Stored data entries

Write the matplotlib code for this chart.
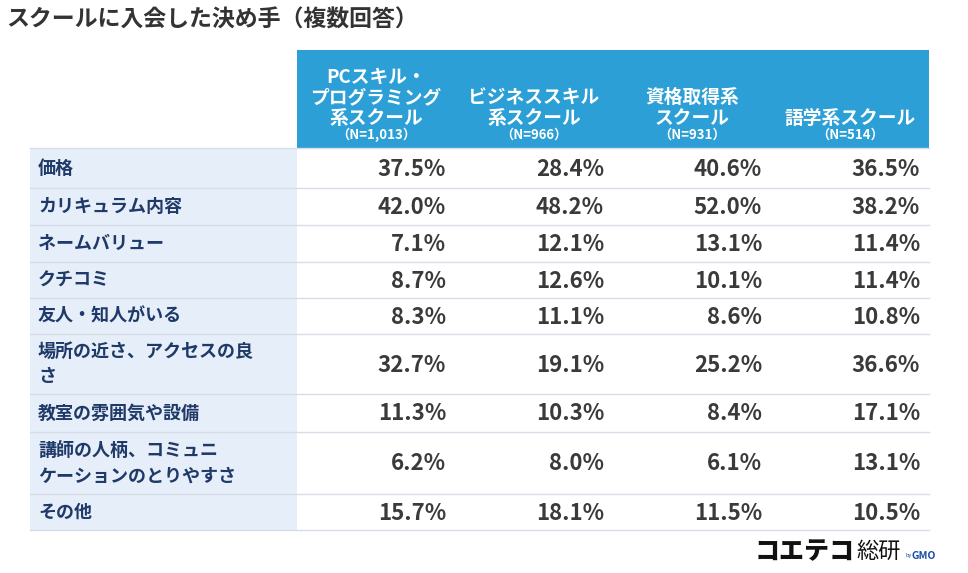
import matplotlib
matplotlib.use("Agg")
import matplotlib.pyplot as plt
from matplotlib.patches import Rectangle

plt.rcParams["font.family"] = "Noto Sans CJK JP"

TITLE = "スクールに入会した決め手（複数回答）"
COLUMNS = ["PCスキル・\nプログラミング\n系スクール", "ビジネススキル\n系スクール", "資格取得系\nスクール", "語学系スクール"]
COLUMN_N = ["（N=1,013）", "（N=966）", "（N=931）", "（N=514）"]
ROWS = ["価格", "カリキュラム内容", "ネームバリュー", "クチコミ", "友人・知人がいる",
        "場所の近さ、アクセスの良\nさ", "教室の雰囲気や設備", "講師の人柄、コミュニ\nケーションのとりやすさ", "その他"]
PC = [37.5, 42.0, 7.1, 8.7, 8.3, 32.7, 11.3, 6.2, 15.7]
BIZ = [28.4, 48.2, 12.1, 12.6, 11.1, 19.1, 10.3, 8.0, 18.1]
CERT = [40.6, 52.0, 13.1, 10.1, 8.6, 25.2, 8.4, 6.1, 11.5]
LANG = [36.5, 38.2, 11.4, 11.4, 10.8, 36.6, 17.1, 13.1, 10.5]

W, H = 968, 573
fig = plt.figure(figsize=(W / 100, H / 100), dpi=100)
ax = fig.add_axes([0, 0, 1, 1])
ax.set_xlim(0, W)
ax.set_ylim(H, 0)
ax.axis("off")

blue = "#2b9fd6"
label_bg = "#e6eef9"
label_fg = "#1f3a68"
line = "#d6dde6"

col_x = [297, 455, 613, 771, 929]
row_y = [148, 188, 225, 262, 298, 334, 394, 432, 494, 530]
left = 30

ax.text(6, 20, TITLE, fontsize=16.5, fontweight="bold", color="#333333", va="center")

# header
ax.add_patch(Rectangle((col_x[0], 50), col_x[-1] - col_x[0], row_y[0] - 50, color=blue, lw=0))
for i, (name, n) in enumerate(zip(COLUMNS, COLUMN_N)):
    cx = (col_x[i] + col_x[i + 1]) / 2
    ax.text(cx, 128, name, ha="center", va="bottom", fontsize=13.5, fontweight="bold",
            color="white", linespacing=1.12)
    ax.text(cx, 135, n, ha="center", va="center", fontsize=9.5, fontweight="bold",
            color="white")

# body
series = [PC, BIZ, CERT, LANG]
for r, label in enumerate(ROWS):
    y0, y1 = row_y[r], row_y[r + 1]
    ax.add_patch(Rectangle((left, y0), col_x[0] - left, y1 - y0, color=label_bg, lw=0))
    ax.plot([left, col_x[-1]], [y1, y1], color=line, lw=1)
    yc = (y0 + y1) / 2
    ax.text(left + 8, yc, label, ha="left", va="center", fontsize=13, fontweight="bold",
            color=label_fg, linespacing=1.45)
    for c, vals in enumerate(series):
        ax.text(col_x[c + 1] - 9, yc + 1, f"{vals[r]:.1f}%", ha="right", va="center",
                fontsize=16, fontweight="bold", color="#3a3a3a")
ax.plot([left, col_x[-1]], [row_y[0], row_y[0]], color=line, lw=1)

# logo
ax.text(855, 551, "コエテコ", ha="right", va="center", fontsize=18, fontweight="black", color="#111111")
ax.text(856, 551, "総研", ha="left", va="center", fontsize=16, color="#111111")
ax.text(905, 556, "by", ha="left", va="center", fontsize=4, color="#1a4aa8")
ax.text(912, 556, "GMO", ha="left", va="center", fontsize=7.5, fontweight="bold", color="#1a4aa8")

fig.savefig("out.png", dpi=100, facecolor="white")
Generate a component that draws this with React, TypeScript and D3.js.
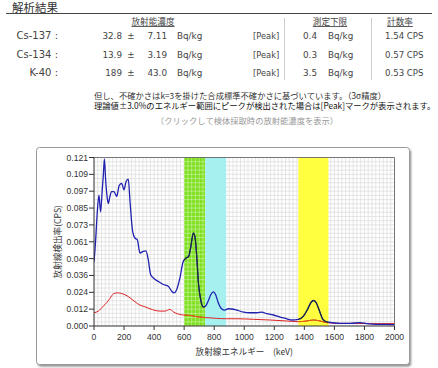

Stated task:
All the lines above are to be reproduced exactly, except the pictures.

Answer to the task:
Write the matplotlib code for this chart.
import matplotlib
matplotlib.use("Agg")
import matplotlib.pyplot as plt
from matplotlib.patches import Rectangle

plt.rcParams["font.family"] = "Noto Sans CJK JP"

TITLE = "スクールに入会した決め手（複数回答）"
COLUMNS = ["PCスキル・\nプログラミング\n系スクール", "ビジネススキル\n系スクール", "資格取得系\nスクール", "語学系スクール"]
COLUMN_N = ["（N=1,013）", "（N=966）", "（N=931）", "（N=514）"]
ROWS = ["価格", "カリキュラム内容", "ネームバリュー", "クチコミ", "友人・知人がいる",
        "場所の近さ、アクセスの良\nさ", "教室の雰囲気や設備", "講師の人柄、コミュニ\nケーションのとりやすさ", "その他"]
PC = [37.5, 42.0, 7.1, 8.7, 8.3, 32.7, 11.3, 6.2, 15.7]
BIZ = [28.4, 48.2, 12.1, 12.6, 11.1, 19.1, 10.3, 8.0, 18.1]
CERT = [40.6, 52.0, 13.1, 10.1, 8.6, 25.2, 8.4, 6.1, 11.5]
LANG = [36.5, 38.2, 11.4, 11.4, 10.8, 36.6, 17.1, 13.1, 10.5]

W, H = 968, 573
fig = plt.figure(figsize=(W / 100, H / 100), dpi=100)
ax = fig.add_axes([0, 0, 1, 1])
ax.set_xlim(0, W)
ax.set_ylim(H, 0)
ax.axis("off")

blue = "#2b9fd6"
label_bg = "#e6eef9"
label_fg = "#1f3a68"
line = "#d6dde6"

col_x = [297, 455, 613, 771, 929]
row_y = [148, 188, 225, 262, 298, 334, 394, 432, 494, 530]
left = 30

ax.text(6, 20, TITLE, fontsize=16.5, fontweight="bold", color="#333333", va="center")

# header
ax.add_patch(Rectangle((col_x[0], 50), col_x[-1] - col_x[0], row_y[0] - 50, color=blue, lw=0))
for i, (name, n) in enumerate(zip(COLUMNS, COLUMN_N)):
    cx = (col_x[i] + col_x[i + 1]) / 2
    ax.text(cx, 128, name, ha="center", va="bottom", fontsize=13.5, fontweight="bold",
            color="white", linespacing=1.12)
    ax.text(cx, 135, n, ha="center", va="center", fontsize=9.5, fontweight="bold",
            color="white")

# body
series = [PC, BIZ, CERT, LANG]
for r, label in enumerate(ROWS):
    y0, y1 = row_y[r], row_y[r + 1]
    ax.add_patch(Rectangle((left, y0), col_x[0] - left, y1 - y0, color=label_bg, lw=0))
    ax.plot([left, col_x[-1]], [y1, y1], color=line, lw=1)
    yc = (y0 + y1) / 2
    ax.text(left + 8, yc, label, ha="left", va="center", fontsize=13, fontweight="bold",
            color=label_fg, linespacing=1.45)
    for c, vals in enumerate(series):
        ax.text(col_x[c + 1] - 9, yc + 1, f"{vals[r]:.1f}%", ha="right", va="center",
                fontsize=16, fontweight="bold", color="#3a3a3a")
ax.plot([left, col_x[-1]], [row_y[0], row_y[0]], color=line, lw=1)

# logo
ax.text(855, 551, "コエテコ", ha="right", va="center", fontsize=18, fontweight="black", color="#111111")
ax.text(856, 551, "総研", ha="left", va="center", fontsize=16, color="#111111")
ax.text(905, 556, "by", ha="left", va="center", fontsize=4, color="#1a4aa8")
ax.text(912, 556, "GMO", ha="left", va="center", fontsize=7.5, fontweight="bold", color="#1a4aa8")

fig.savefig("out.png", dpi=100, facecolor="white")
Generate a component that draws this with React, TypeScript and D3.js.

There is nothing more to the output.